The only movement I’ve seen that fits the OP, IMO, is apocalyptic peak oil. They’re the ones who believe that the post disaster world will be better; climate change scientists think the exact opposite.

"And you know this how? You have studied it at length and concluded that climate change is a hoax. Or you’ve concluded that the global average temperature will go up a few degrees but we will somehow adjust? That the drought in California is just a random blip? Not saying it couldn’t be, but why can’t you pay attention to the people who have spent their lives studying it? " (Hari Seldon)

What I have studied is John Cook’s global warming consensus study (called 97 percent something or other), and his public presentation. He claims to be a scientist of some kind (a social scientist, I think), and he’s spent his life studying how to create propaganda, apparently. That so-called study is so hypocritical and twisted it makes me want to shout from the mountaintops that no one should trust this man. Nor should you trust his website, Skeptical Science. Not because what it says is or isn’t true, but because you can’t trust the creator of it.

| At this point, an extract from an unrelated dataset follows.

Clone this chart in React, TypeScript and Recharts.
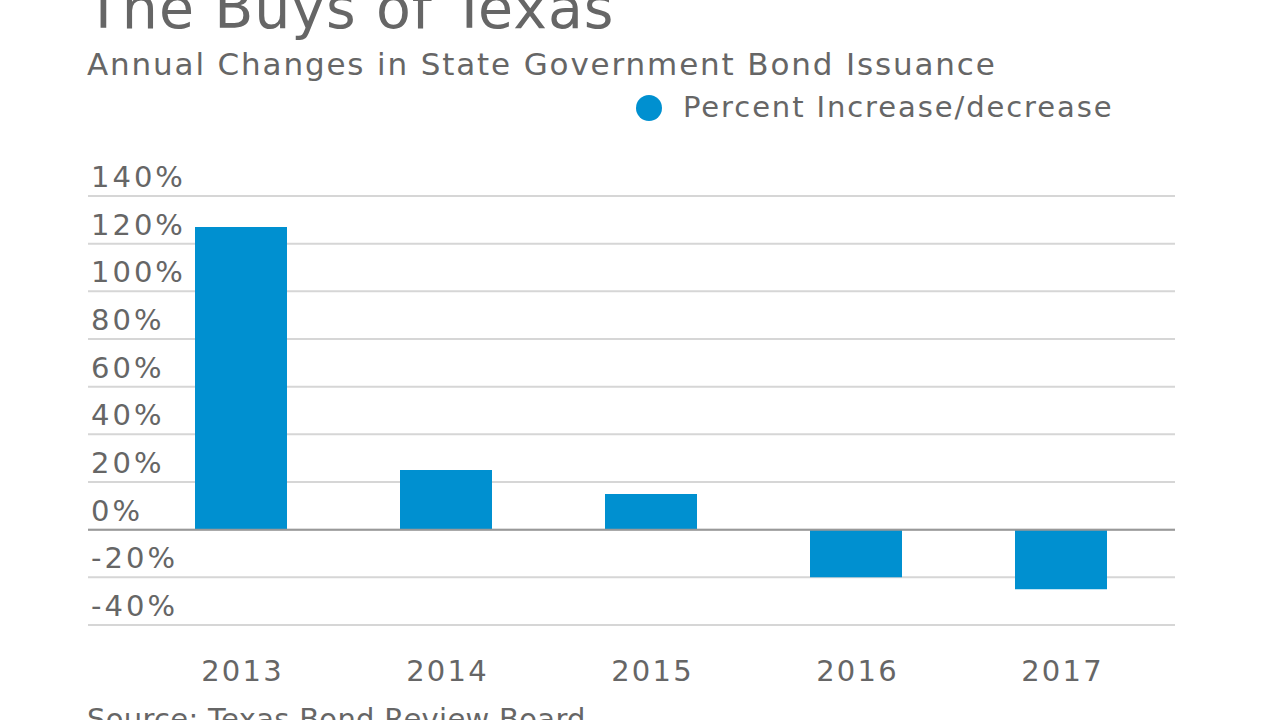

If someone was willing to put so much effort into putting out propaganda like his consensus study, who knows how he twisted all the facts in Skeptical Science?

(I’d like to point out that the reason I looked at that 97 percent consensus study so intently is because I read Jose Duarte’s very dense essay of criticism directed at it, and besides actually viewing the Youtube of Cook’s presentation, all I really did was fact-check Duarte’s essay. I encourage everyone to read it, maybe print it all out and take it in one paragraph at a time. It’s reeeeallly long.)

And my point is…

I don’t think Dr. Cook is an anomaly. I think there are a lot of university professors who output papers with twisted facts and outright lies. So no, Dr. Seldon, I am not content anymore to believe those people who claim they have spent their lives studying one topic or another and take them at their word. I’m not stupid; laypeople are not incapable of understanding logic arguments simply because they are not in the enlightened golden circle of the tenured.

Especially with something so crucial to the world as AGW, I want it explained to me, bit by laborious bit, no matter how complex. And I’m nothing special; there must be plenty of people out there who feel the same way I do. So there’s definitely a viewing audience for this TV program that keeps running in my head:

(cue the trumpet solo)

Nova presents… Anthropogenic Global Warming 101… How Man’s Activity is Warming Our Beloved Planet to Dangerous Levels…

(more serene music)

…made possible from support by viewers like you… thank you…

Ever since I heard of global warming as a political issue, I’ve been waiting for this program, something dumbed down just a little for laypeople, that explains fundamentally and incontrovertibly, from A to Z, how artificial activity has affected the Earth, and the evidence for it.

I’m still waiting.

Can someone translate **anthonymortadella’s **stream-of-consciousness post, please?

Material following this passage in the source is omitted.